BEGIN Source data
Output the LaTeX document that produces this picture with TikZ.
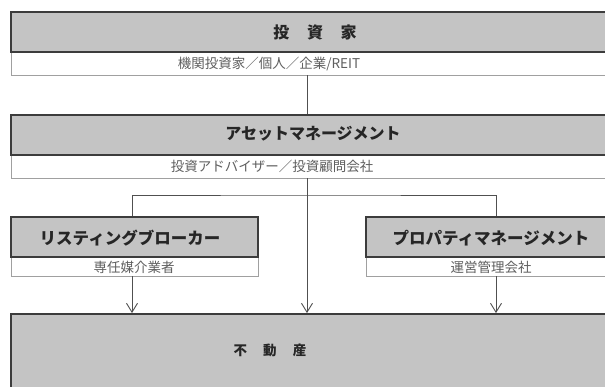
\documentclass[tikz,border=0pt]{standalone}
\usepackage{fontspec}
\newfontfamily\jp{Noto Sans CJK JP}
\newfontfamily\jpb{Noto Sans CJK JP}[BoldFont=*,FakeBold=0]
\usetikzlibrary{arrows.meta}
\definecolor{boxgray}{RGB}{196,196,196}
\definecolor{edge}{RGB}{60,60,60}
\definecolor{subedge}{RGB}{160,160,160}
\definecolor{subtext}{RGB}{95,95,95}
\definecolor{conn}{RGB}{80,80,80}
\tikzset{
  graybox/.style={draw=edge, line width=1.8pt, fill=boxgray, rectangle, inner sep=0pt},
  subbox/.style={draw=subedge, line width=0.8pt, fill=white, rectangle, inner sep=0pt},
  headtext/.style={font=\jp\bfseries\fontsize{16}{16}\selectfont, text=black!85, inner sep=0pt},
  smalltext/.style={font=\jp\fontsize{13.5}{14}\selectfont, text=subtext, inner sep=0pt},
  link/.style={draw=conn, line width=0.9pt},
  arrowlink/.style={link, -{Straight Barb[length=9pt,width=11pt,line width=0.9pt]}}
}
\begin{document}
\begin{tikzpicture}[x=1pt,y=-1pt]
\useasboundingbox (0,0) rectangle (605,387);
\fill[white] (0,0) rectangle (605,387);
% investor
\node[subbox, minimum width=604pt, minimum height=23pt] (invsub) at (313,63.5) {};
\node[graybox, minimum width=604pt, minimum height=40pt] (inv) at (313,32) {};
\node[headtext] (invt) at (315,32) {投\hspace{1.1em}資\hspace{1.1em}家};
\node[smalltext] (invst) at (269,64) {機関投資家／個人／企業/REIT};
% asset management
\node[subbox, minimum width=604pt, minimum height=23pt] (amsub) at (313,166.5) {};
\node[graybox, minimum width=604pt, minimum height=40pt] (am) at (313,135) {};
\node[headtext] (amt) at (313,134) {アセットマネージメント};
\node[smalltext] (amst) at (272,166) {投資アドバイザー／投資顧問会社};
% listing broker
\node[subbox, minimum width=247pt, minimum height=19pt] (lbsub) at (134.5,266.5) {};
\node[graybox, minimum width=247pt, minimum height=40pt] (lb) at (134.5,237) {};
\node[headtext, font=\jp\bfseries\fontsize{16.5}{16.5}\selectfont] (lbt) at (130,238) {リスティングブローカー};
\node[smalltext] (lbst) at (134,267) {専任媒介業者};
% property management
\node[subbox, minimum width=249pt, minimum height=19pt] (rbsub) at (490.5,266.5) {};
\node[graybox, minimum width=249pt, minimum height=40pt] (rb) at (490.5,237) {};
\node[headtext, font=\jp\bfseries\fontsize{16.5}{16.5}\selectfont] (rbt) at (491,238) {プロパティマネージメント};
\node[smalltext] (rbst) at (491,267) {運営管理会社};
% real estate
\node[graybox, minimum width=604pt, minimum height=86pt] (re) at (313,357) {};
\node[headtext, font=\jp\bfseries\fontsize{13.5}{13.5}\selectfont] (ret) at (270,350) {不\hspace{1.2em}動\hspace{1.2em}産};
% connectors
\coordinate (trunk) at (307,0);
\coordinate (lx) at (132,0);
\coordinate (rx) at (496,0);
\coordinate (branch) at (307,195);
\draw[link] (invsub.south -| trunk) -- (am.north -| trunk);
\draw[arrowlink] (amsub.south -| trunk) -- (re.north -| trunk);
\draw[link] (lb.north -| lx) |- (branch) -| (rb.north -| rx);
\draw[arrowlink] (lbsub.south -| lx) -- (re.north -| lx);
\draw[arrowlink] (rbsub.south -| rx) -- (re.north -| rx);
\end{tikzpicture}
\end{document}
END Source data
■ Requirement ■
The material above must be printed exactly, with its pictures left out.

■ Finished task ■
Output the LaTeX document that produces this picture with TikZ.
\documentclass[tikz,border=0pt]{standalone}
\usepackage{fontspec}
\newfontfamily\jp{Noto Sans CJK JP}
\newfontfamily\jpb{Noto Sans CJK JP}[BoldFont=*,FakeBold=0]
\usetikzlibrary{arrows.meta}
\definecolor{boxgray}{RGB}{196,196,196}
\definecolor{edge}{RGB}{60,60,60}
\definecolor{subedge}{RGB}{160,160,160}
\definecolor{subtext}{RGB}{95,95,95}
\definecolor{conn}{RGB}{80,80,80}
\tikzset{
  graybox/.style={draw=edge, line width=1.8pt, fill=boxgray, rectangle, inner sep=0pt},
  subbox/.style={draw=subedge, line width=0.8pt, fill=white, rectangle, inner sep=0pt},
  headtext/.style={font=\jp\bfseries\fontsize{16}{16}\selectfont, text=black!85, inner sep=0pt},
  smalltext/.style={font=\jp\fontsize{13.5}{14}\selectfont, text=subtext, inner sep=0pt},
  link/.style={draw=conn, line width=0.9pt},
  arrowlink/.style={link, -{Straight Barb[length=9pt,width=11pt,line width=0.9pt]}}
}
\begin{document}
\begin{tikzpicture}[x=1pt,y=-1pt]
\useasboundingbox (0,0) rectangle (605,387);
\fill[white] (0,0) rectangle (605,387);
% investor
\node[subbox, minimum width=604pt, minimum height=23pt] (invsub) at (313,63.5) {};
\node[graybox, minimum width=604pt, minimum height=40pt] (inv) at (313,32) {};
\node[headtext] (invt) at (315,32) {投\hspace{1.1em}資\hspace{1.1em}家};
\node[smalltext] (invst) at (269,64) {機関投資家／個人／企業/REIT};
% asset management
\node[subbox, minimum width=604pt, minimum height=23pt] (amsub) at (313,166.5) {};
\node[graybox, minimum width=604pt, minimum height=40pt] (am) at (313,135) {};
\node[headtext] (amt) at (313,134) {アセットマネージメント};
\node[smalltext] (amst) at (272,166) {投資アドバイザー／投資顧問会社};
% listing broker
\node[subbox, minimum width=247pt, minimum height=19pt] (lbsub) at (134.5,266.5) {};
\node[graybox, minimum width=247pt, minimum height=40pt] (lb) at (134.5,237) {};
\node[headtext, font=\jp\bfseries\fontsize{16.5}{16.5}\selectfont] (lbt) at (130,238) {リスティングブローカー};
\node[smalltext] (lbst) at (134,267) {専任媒介業者};
% property management
\node[subbox, minimum width=249pt, minimum height=19pt] (rbsub) at (490.5,266.5) {};
\node[graybox, minimum width=249pt, minimum height=40pt] (rb) at (490.5,237) {};
\node[headtext, font=\jp\bfseries\fontsize{16.5}{16.5}\selectfont] (rbt) at (491,238) {プロパティマネージメント};
\node[smalltext] (rbst) at (491,267) {運営管理会社};
% real estate
\node[graybox, minimum width=604pt, minimum height=86pt] (re) at (313,357) {};
\node[headtext, font=\jp\bfseries\fontsize{13.5}{13.5}\selectfont] (ret) at (270,350) {不\hspace{1.2em}動\hspace{1.2em}産};
% connectors
\coordinate (trunk) at (307,0);
\coordinate (lx) at (132,0);
\coordinate (rx) at (496,0);
\coordinate (branch) at (307,195);
\draw[link] (invsub.south -| trunk) -- (am.north -| trunk);
\draw[arrowlink] (amsub.south -| trunk) -- (re.north -| trunk);
\draw[link] (lb.north -| lx) |- (branch) -| (rb.north -| rx);
\draw[arrowlink] (lbsub.south -| lx) -- (re.north -| lx);
\draw[arrowlink] (rbsub.south -| rx) -- (re.north -| rx);
\end{tikzpicture}
\end{document}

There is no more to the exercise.